[Begin]

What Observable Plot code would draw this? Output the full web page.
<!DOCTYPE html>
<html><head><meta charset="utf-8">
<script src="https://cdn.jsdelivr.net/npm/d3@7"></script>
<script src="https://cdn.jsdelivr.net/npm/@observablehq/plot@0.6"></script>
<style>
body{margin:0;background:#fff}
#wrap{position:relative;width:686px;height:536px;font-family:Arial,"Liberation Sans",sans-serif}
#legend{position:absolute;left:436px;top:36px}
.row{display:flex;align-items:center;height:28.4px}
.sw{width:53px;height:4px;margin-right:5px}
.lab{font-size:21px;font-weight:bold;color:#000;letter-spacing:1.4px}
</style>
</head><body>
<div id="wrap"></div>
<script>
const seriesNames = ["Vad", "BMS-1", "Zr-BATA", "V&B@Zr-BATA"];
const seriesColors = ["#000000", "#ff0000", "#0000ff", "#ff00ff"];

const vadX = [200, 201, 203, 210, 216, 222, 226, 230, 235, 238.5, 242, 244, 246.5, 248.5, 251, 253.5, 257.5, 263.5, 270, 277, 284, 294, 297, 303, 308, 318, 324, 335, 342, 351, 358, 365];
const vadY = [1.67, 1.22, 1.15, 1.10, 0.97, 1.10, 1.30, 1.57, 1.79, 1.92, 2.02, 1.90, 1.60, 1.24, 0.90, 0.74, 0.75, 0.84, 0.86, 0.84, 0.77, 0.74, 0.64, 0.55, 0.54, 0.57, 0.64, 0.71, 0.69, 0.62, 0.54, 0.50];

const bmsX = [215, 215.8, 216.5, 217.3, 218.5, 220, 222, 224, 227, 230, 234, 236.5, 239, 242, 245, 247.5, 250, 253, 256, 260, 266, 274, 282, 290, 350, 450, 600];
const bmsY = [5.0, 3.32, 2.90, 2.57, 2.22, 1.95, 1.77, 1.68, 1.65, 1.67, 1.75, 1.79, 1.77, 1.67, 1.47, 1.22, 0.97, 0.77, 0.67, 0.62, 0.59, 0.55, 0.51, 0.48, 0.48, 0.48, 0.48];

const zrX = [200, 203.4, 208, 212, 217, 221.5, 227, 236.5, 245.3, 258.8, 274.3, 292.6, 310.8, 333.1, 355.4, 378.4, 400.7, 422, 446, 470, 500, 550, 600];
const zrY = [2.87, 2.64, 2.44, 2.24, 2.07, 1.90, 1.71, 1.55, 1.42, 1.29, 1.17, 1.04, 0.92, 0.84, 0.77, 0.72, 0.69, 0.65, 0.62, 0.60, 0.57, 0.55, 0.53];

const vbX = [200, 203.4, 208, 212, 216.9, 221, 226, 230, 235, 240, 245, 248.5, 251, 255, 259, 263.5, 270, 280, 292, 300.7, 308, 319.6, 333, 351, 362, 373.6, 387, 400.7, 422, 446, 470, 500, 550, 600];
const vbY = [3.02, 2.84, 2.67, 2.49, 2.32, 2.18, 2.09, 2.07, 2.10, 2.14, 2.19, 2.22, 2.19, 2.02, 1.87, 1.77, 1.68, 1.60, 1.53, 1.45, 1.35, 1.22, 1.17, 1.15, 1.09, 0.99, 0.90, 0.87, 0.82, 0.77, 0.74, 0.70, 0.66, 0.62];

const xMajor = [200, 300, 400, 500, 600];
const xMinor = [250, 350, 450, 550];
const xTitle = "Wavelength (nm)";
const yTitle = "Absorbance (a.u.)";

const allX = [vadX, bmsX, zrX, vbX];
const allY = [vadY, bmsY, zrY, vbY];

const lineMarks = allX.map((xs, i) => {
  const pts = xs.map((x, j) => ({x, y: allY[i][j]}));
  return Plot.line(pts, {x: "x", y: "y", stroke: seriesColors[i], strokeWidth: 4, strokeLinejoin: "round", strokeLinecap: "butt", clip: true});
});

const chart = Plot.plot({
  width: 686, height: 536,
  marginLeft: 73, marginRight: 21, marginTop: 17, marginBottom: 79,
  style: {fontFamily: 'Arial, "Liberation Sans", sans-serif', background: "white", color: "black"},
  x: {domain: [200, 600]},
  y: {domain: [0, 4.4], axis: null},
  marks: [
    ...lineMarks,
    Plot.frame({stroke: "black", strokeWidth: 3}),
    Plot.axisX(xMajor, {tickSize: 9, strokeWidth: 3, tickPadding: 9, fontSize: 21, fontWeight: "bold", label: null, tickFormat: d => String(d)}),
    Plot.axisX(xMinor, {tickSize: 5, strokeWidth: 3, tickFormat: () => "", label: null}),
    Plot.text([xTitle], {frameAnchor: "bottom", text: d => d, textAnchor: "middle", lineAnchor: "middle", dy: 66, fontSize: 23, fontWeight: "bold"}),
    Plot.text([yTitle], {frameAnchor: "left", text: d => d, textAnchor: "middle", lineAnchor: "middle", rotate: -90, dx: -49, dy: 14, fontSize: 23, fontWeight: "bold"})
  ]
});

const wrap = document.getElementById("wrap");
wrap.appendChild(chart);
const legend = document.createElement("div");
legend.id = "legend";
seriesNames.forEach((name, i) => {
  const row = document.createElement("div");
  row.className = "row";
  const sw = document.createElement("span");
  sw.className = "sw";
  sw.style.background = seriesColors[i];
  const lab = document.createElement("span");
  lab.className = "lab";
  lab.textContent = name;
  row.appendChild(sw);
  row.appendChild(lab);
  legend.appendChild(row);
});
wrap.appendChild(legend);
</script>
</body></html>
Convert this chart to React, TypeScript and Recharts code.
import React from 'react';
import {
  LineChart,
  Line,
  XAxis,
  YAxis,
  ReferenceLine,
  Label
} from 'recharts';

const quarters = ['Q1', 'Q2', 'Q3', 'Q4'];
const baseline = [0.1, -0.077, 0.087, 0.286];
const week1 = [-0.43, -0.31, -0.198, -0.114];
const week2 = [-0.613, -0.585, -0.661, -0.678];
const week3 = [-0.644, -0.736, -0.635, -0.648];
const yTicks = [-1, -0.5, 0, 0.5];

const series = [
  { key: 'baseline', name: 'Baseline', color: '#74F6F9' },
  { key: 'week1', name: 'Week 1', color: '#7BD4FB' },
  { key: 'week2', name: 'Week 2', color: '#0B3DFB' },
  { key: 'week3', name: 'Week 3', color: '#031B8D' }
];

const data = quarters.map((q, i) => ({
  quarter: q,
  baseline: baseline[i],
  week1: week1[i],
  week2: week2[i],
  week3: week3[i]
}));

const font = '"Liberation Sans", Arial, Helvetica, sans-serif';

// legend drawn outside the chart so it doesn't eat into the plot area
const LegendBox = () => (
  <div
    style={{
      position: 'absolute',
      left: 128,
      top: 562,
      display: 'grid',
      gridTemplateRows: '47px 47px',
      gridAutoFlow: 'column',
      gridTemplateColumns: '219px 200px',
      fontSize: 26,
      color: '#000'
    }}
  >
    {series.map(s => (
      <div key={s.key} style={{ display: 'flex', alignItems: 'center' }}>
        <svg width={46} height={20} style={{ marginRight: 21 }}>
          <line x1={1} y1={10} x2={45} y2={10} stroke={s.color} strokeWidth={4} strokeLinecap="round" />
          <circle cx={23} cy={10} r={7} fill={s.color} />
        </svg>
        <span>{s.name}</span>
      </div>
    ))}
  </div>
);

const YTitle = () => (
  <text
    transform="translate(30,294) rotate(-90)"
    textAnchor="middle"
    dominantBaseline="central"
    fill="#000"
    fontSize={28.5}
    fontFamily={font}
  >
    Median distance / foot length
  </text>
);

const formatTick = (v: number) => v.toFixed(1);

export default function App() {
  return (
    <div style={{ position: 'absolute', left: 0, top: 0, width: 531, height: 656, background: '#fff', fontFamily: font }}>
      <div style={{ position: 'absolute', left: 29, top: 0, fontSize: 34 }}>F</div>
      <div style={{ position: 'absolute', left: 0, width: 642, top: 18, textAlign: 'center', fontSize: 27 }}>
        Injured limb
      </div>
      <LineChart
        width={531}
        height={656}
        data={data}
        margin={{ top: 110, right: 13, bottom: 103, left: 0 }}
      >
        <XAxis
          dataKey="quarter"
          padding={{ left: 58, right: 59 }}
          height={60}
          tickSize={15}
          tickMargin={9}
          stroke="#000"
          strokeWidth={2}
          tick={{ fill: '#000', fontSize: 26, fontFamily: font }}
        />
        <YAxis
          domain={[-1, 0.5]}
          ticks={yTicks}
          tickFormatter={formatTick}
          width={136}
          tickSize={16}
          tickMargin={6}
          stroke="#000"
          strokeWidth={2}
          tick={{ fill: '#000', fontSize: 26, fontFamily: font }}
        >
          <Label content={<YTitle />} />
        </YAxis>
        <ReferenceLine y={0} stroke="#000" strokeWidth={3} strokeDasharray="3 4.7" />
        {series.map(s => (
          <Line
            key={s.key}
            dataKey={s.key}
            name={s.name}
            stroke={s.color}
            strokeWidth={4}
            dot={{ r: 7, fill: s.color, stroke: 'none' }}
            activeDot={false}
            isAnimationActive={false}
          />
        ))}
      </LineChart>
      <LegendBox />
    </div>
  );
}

[End]

Exercise
Only the lines from the one with "Convert this chart" up to the one with "Arial, Helvetica, sans-serif';" should be repeated, both included, exactly as they appear.

Output for this task
Convert this chart to React, TypeScript and Recharts code.
import React from 'react';
import {
  LineChart,
  Line,
  XAxis,
  YAxis,
  ReferenceLine,
  Label
} from 'recharts';

const quarters = ['Q1', 'Q2', 'Q3', 'Q4'];
const baseline = [0.1, -0.077, 0.087, 0.286];
const week1 = [-0.43, -0.31, -0.198, -0.114];
const week2 = [-0.613, -0.585, -0.661, -0.678];
const week3 = [-0.644, -0.736, -0.635, -0.648];
const yTicks = [-1, -0.5, 0, 0.5];

const series = [
  { key: 'baseline', name: 'Baseline', color: '#74F6F9' },
  { key: 'week1', name: 'Week 1', color: '#7BD4FB' },
  { key: 'week2', name: 'Week 2', color: '#0B3DFB' },
  { key: 'week3', name: 'Week 3', color: '#031B8D' }
];

const data = quarters.map((q, i) => ({
  quarter: q,
  baseline: baseline[i],
  week1: week1[i],
  week2: week2[i],
  week3: week3[i]
}));

const font = '"Liberation Sans", Arial, Helvetica, sans-serif';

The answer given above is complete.